DATA PROVIDED =

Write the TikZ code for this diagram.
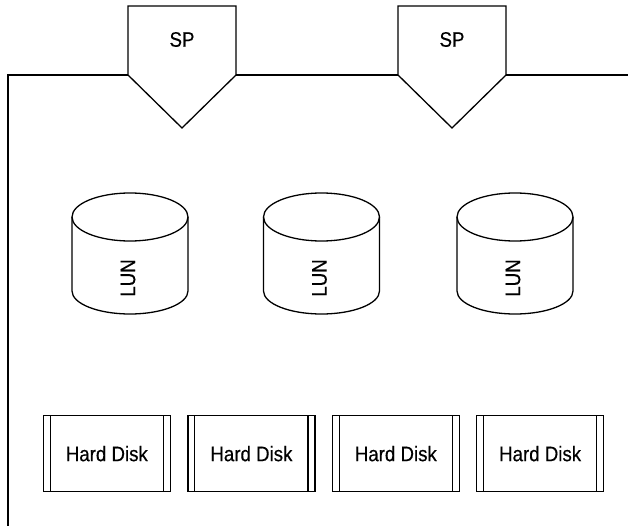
\documentclass[tikz,border=0pt]{standalone}
\usepackage{fontspec}
\setmainfont{Liberation Sans}[FakeStretch=0.89,FakeBold=0.4]
\begin{document}
\begin{tikzpicture}[x=1pt,y=-1pt,
  wire/.style={line width=1.3pt,line join=miter},
  lbl/.style={font=\fontsize{21}{24}\selectfont,inner sep=0pt},
  disk/.style={draw,line width=1.3pt,minimum width=127pt,minimum height=76pt,
    inner sep=0pt,font=\fontsize{21}{24}\selectfont}]
\useasboundingbox (0,0) rectangle (628,526);

% storage processors
\foreach \n/\cx in {1/182,2/452}{
  \draw[wire] (\cx-54,6) -- (\cx+54,6) -- (\cx+54,75) -- (\cx,128) -- (\cx-54,75) -- cycle;
  \node[lbl] (sp\n) at (\cx,39.5) {SP};
  \coordinate (spl\n) at (\cx-54,75);
  \coordinate (spr\n) at (\cx+54,75);
}

% backplane bus
\coordinate (busbot) at (8,526);
\coordinate (buscorner) at (8,75);
\coordinate (busend) at (628,75);
\draw[wire] (busbot) -- (buscorner) -- (spl1);
\draw[wire] (spr1) -- (spl2);
\draw[wire] (spr2) -- (busend);

% logical units
\foreach \n/\cx in {1/130,2/321.5,3/515}{
  \draw[wire] (\cx,217) ellipse[x radius=58,y radius=24];
  \draw[wire] (\cx-58,217) -- (\cx-58,291)
    arc[start angle=180,end angle=0,x radius=58,y radius=23] -- (\cx+58,217);
  \node[lbl,rotate=90] (lun\n) at (\cx-2,278) {LUN};
}

% physical disks
\foreach \n/\lx in {1/42.7,2/187.3,3/331.7,4/476}{
  \node[disk,anchor=north west] (hd\n) at (\lx,415) {Hard Disk};
  \draw[wire] ([xshift=7.5pt]hd\n.north west) -- ([xshift=7.5pt]hd\n.south west);
  \draw[wire] ([xshift=-7.5pt]hd\n.north east) -- ([xshift=-7.5pt]hd\n.south east);
}
\end{tikzpicture}
\end{document}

WRITTEN TASK =
Without the pictures, write out the whole listing above exactly as it appears.

THE RESULT =
Write the TikZ code for this diagram.
\documentclass[tikz,border=0pt]{standalone}
\usepackage{fontspec}
\setmainfont{Liberation Sans}[FakeStretch=0.89,FakeBold=0.4]
\begin{document}
\begin{tikzpicture}[x=1pt,y=-1pt,
  wire/.style={line width=1.3pt,line join=miter},
  lbl/.style={font=\fontsize{21}{24}\selectfont,inner sep=0pt},
  disk/.style={draw,line width=1.3pt,minimum width=127pt,minimum height=76pt,
    inner sep=0pt,font=\fontsize{21}{24}\selectfont}]
\useasboundingbox (0,0) rectangle (628,526);

% storage processors
\foreach \n/\cx in {1/182,2/452}{
  \draw[wire] (\cx-54,6) -- (\cx+54,6) -- (\cx+54,75) -- (\cx,128) -- (\cx-54,75) -- cycle;
  \node[lbl] (sp\n) at (\cx,39.5) {SP};
  \coordinate (spl\n) at (\cx-54,75);
  \coordinate (spr\n) at (\cx+54,75);
}

% backplane bus
\coordinate (busbot) at (8,526);
\coordinate (buscorner) at (8,75);
\coordinate (busend) at (628,75);
\draw[wire] (busbot) -- (buscorner) -- (spl1);
\draw[wire] (spr1) -- (spl2);
\draw[wire] (spr2) -- (busend);

% logical units
\foreach \n/\cx in {1/130,2/321.5,3/515}{
  \draw[wire] (\cx,217) ellipse[x radius=58,y radius=24];
  \draw[wire] (\cx-58,217) -- (\cx-58,291)
    arc[start angle=180,end angle=0,x radius=58,y radius=23] -- (\cx+58,217);
  \node[lbl,rotate=90] (lun\n) at (\cx-2,278) {LUN};
}

% physical disks
\foreach \n/\lx in {1/42.7,2/187.3,3/331.7,4/476}{
  \node[disk,anchor=north west] (hd\n) at (\lx,415) {Hard Disk};
  \draw[wire] ([xshift=7.5pt]hd\n.north west) -- ([xshift=7.5pt]hd\n.south west);
  \draw[wire] ([xshift=-7.5pt]hd\n.north east) -- ([xshift=-7.5pt]hd\n.south east);
}
\end{tikzpicture}
\end{document}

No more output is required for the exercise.